Le Corps législatif a perdu l’idolâtrie des peuples ; effrayé d’avoir enfanté ce qu’il n’a pas conçu, il précipite sa fin et brise, avant de se dissoudre, le sceptre de général dans les mains de La Fayette.
Ce que l’Assemblée n’a pas conçu et qu’elle a pourtant enfanté, c’est la secte dominante des Jacobins. Déjà les tribunes fourmillent et règnent partout sur les assemblées, comme les clubs sur les municipalités et le directoire, comme les bonnets sur les chapeaux. Déjà les piques se dressent fièrement entre les armes de ligne et les fusils de la milice bourgeoise. La nation subit la dernière métamorphose, et l’esprit de la révolution l’emporte d’un bout de la France à l’autre sur la lettre de la Constitution… (La Fayette) s’est caché dans ses terres, non pour jouir en paix du spectacle de cette liberté et de cette égalité qui lui ont coûté tant de crimes, mais pour échapper aux jacobins de Paris, pour briguer les voix des provinces, et se tendre encore redoutable ; aussi, dès qu’on songe à la guerre, obtient-il une armée. Il va camper aux frontières du Nord, où ce général n’expose que sa réputation et ses amis.

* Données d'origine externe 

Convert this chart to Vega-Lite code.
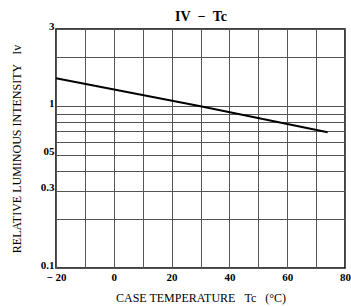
{
  "$schema": "https://vega.github.io/schema/vega-lite/v6.json",
  "width": 289,
  "height": 239,
  "autosize": {"type": "none"},
  "padding": {"left": 56, "top": 29, "right": 6, "bottom": 39},
  "background": "white",
  "config": {
    "view": {"stroke": "black", "strokeWidth": 1.5},
    "axis": {
      "domain": false,
      "ticks": false,
      "gridColor": "#555555",
      "gridWidth": 1,
      "gridOpacity": 1,
      "labelFont": "Liberation Serif",
      "labelFontSize": 11,
      "labelFontWeight": "bold",
      "labelColor": "black",
      "titleFont": "Liberation Serif",
      "titleFontSize": 12,
      "titleFontWeight": "normal",
      "titleColor": "black"
    }
  },
  "data": {
    "values": [
      {"t": -20, "iv": 1.49},
      {"t": 30, "iv": 1.0},
      {"t": 74, "iv": 0.69}
    ]
  },
  "resolve": {"axis": {"x": "independent"}},
  "layer": [
    {
      "mark": {"type": "line", "color": "black", "strokeWidth": 2},
      "encoding": {
        "x": {
          "field": "t",
          "type": "quantitative",
          "scale": {"domain": [-20, 80], "nice": false},
          "axis": {
            "values": [-20, -10, 0, 10, 20, 30, 40, 50, 60, 70, 80],
            "labelExpr": "datum.value % 20 == 0 ? (datum.value < 0 ? '− 20' : datum.label) : ''",
            "labelPadding": 3,
            "labelFlush": false,
            "title": "CASE TEMPERATURE\u00a0\u00a0\u00a0Tc\u00a0\u00a0\u00a0(°C)",
            "titlePadding": 10
          }
        },
        "y": {
          "field": "iv",
          "type": "quantitative",
          "scale": {"type": "log", "domain": [0.1, 3], "nice": false},
          "axis": {
            "values": [0.1, 0.2, 0.3, 0.4, 0.5, 0.6, 0.7, 0.8, 0.9, 1, 2, 3],
            "labelExpr": "datum.value == 3 ? '3' : datum.value == 1 ? '1' : datum.value == 0.5 ? '05' : datum.value == 0.3 ? '0.3' : datum.value == 0.1 ? '0.1' : ''",
            "labelPadding": 2,
            "labelFlush": false,
            "labelBaseline": "alphabetic",
            "title": "RELATIVE LUMINOUS INTENSITY\u00a0\u00a0\u00a0Iv",
            "titlePadding": 17
          }
        }
      }
    },
    {
      "mark": {"type": "line", "opacity": 0},
      "encoding": {
        "x": {
          "field": "t",
          "type": "quantitative",
          "scale": {"domain": [-20, 80], "nice": false},
          "axis": {
            "orient": "top",
            "labels": false,
            "grid": false,
            "title": "IV\u00a0\u00a0−\u00a0\u00a0Tc",
            "titleFontSize": 14,
            "titleFontWeight": "bold",
            "titlePadding": 6
          }
        },
        "y": {"field": "iv", "type": "quantitative"}
      }
    }
  ]
}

Enfin les jacobins, soit satiété, soit ennui des malheurs de la monarchie, se font les instruments de la Providence. Ils demandent à grands cris la tête de tous les députés constitutionnels et mettent un prix à celle de La Fayette. La nouvelle Assemblée décrète leur sentence.
Ce général, qui n’avait pas quitté son armée quand elle immolait Foulon, Berthier et les gardes du corps, quand elle menaçait les jours de Leurs Majestés, la quitte quand il est menacé lui-même ; il fuit. Il disparaît de la scène de la révolution, comme un héros de théâtre qui tombe et finit avant la pièce, se faisant un bouclier de ce nom d’émigré, dont il a fait un crime capital à tant de malheureux français.»
Antoine de Rivarol extrait de«La vie publique, de la fuite et de la captivité de M. de La Fayette».